November 10, 2010

Letting People Help Themselves, and Each Other

Justin Katz

The line that I've italicized from an article by John Miller that profiled then-Senate-candidate Marco Rubio in an October issue of National Review helps to explain why Rubio won, and why conservatives are so excited about it:

Rubio's favorite subject is American exceptionalism. It's at the heart of virtually everything he says, whether he's addressing a classroom of college students at Southeastern University in Lakeland or trying to summarize his candidacy in the one minute Univision allotted for closing remarks. "America is not just different, America is better," he says. "People didn't vote for a left-of-center, Western European social democracy — and that's not what Obama sold us, either." He warns that if the United States stays on its present course, debt and taxes will sap the entrepreneurial spirit that has defined it from the start. "Big government doesn't hurt the people who have it made," he says. "Big government wipes out the people who are trying to make it."

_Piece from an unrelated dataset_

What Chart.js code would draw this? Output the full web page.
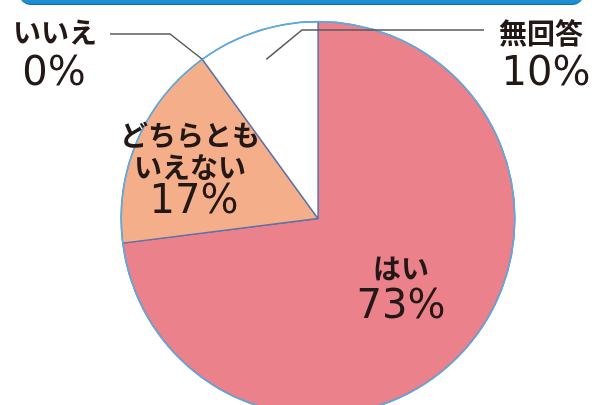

We've particular reason to take that assertion to heart, in Rhode Island, because the policies that are strangling the state aren't harming the very wealthy (as local progressives like to claim) so much as the young and ambitious who wish to build something for themselves, their families, and their communities. As a consequence, such people have been fleeing the state for years, and there's no hope of recovery unless that trend is reversed.